Demo vor dem Gerichtsgebäude in Halle.

(Foto: IMAGO/dts Nachrichtenagentur)

Harte Höcke-Fans wird das Urteil von Halle nicht überzeugen, dass der AfD-Politiker eine Gefahr für die Freiheit ist - nicht nur in Thüringen, auch darüber hinaus. Aber es gibt ja noch die anderen.

Für überzeugte Anhänger des Thüringer AfD-Chefs Björn Höcke wird die Sache klar sein: ein politischer Prozess, ein politisches Urteil, die Meinungsfreiheit wird unterdrückt, Deutschland ist kein Rechtsstaat und keine Demokratie mehr. Aber bei allen anderen kann das Urteil einen Denkprozess auslösen.

Im Prozess in Halle, in dem am Dienstag das Urteil gesprochen wurde, schlugen auch Höckes Anwälte in die Kerbe der harten Höcke-Fans. Sie stellten das Verfahren als gegen die Meinungsfreiheit gerichtet dar und leugneten das Offensichtliche: Ein Politiker mit einer langen Geschichte der Nähe zu Neonazis, dem sogar der AfD-Bundesvorstand 2017 eine "Wesensverwandtschaft mit dem Nationalsozialismus" bescheinigte, soll eine SA-Parole verwendet haben, ohne dies zu wissen? Das ist einfach nicht wahrscheinlich.

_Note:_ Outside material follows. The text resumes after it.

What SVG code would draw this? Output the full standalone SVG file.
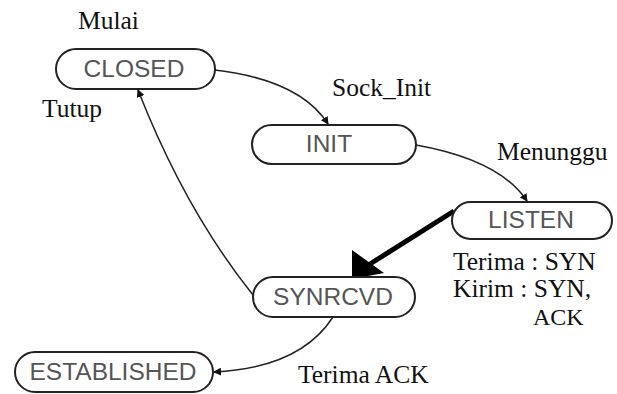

Es ging in diesem Prozess auch um Politik, aber "politisch" war er nicht. Es wurde schlicht Recht gesprochen. Das Strafgesetzbuch verbietet das Verbreiten und Verwenden von Propagandamitteln und Kennzeichen verfassungswidriger und terroristischer Organisationen, und genau das hat Höcke getan. Geradezu zwanghaft hat er noch jüngst am 1. Mai, zwischen dem zweiten und dem dritten Prozesstag des aktuellen Verfahrens, sein Publikum animiert, den Slogan zu verwenden, der ihn vor Gericht gebracht hat. Es war bereits das zweite Mal.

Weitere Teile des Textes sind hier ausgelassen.